Is this not a paramount reason for communing with Christ?  Is this not discerning Christ in the Eucharist?  If this is not enough, let us hear the words of St. Ambrose:

“’Dost thou wish to eat and to drink? Come unto the feast of wisdom, who invites all with a loud voice, saying, Come, eat my bread, and drink the wine which I have mingled for you. Fear not lest, in the feast of the Church, there be wanting either grateful perfumes, or sweetmeats, or varied drinks, or noble guests, or suitable garments. What more noble than Christ, who, in the banquet of the Church, is both the minister and the ministered. Recline close by the side of this guest, and join thyself to God.’ … He (Christ) is a rich treasure; His is the bread of fatness, and truly of fatness, since he who shall eat thereof cannot hunger.

This bread He gave to the Apostles to be distributed to the multitude of believers; and at this day He gives it to us, which Himself the priest daily consecrates with his own words. Therefore has this bread become the food of saints. We can also receive the Lord Himself, who gave us His own flesh, as Himself says, I am the bread of life: your fathers did eat manna in the desert and are dead; but this is the bread of life which cometh down from heaven, that if any man eat thereof he may not die.… He receives that proveth himself; and he who receives shall not die the death of the sinner, for this bread is the remission of sins’…‘Oh blessed wood of the Lord which crucified the sins of all men; oh blessed flesh of the Lord which ministered food to all men.’…‘Attend diligently to these things; understand them prudently; sedulously seek after them. Not cursorily are these things declared to thee, but to thee the divine mysteries are made known...’Let not thy faith fail. For though thou art weak, Christ who fails not is solicitous for thee."
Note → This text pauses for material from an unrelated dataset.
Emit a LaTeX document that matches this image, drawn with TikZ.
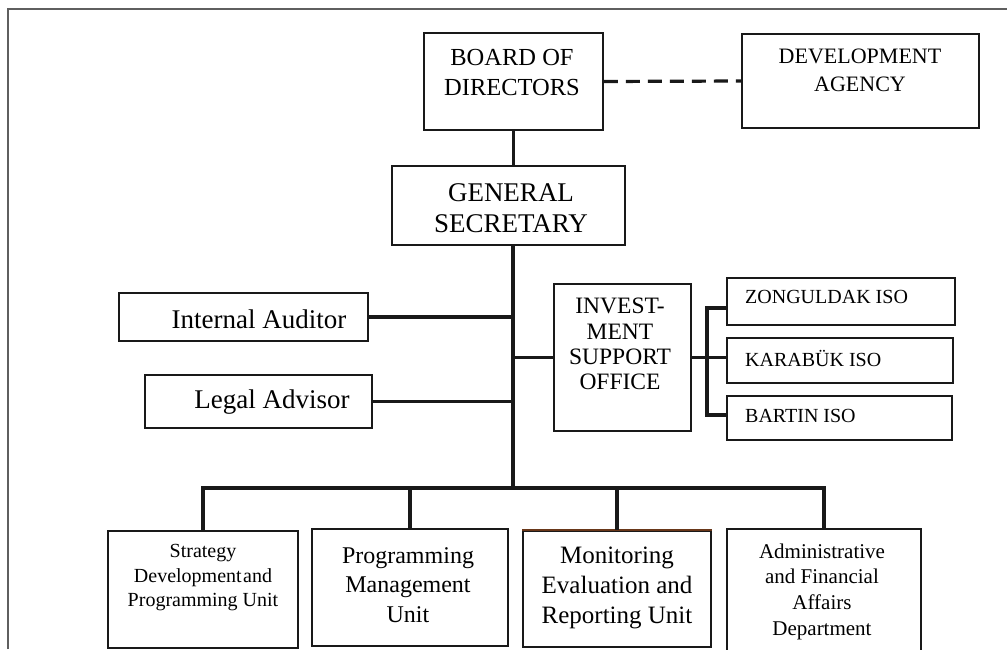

"He says to His disciples, Give you them to eat, lest they fail by the way. Thou hast the apostolic food; eat it, and thou wilt not fail. Eat it first, that thou mayest afterwards come to the food of Christ, to the food of the body of the Lord, to the banquets of the sacraments, to that cup wherewith the affections of the faithful are inebriated; so as to be clothed with gladness on account of the remission of sins, and so as to put off the cares of this world, the fear of death, and anxieties. Thus inebriated the body staggers not, but rises again; the mind is not confounded, but hallowed’.”[4]

Is it not with great exultation that we sing the Sanctus?

Holy, Holy, Holy Lord God of hosts.
Heaven and earth are full of your glory.
Hosanna in the highest.
Blessed is He who comes in the name of the Lord.
Hosanna in the highest.


[1] McGovern, J. J. (Ed.). (1906). In Catholic Pocket Dictionary and Cyclopedia (p. 159). Chicago: Extension Press.
[2] Roberts, A., Donaldson, J., & Coxe, A. C. (Eds.). (1886). The Liturgy of the Blessed Apostles. In J. Donaldson (Trans.), Fathers of the Third and Fourth Centuries: Lactantius, Venantius, Asterius, Victorinus, Dionysius, Apostolic Teaching and Constitutions, Homily, and Liturgies (Vol. 7, p. 561). Buffalo, NY: Christian Literature Company.
[3] John Chrysostom. (1889). To Those Who Had Not Attended the Assembly. In P. Schaff (Ed.), W. R. W. Stephens (Trans.), Saint Chrysostom: On the Priesthood, Ascetic Treatises, Select Homilies and Letters, Homilies on the Statues (Vol. 9, pp. 227–228). New York: Christian Literature Company.
[4] Berington, J., & Kirk, J. (1885). The Faith of Catholics: Confirmed by Scripture and Attested by the Fathers of the First Five Centuries of the Church. (J. Waterworth & T. J. Capel, Eds.) (Second Edition., Vol. 2, pp. 280–293). New York; Cincinnati: Fr. Pustet & Co.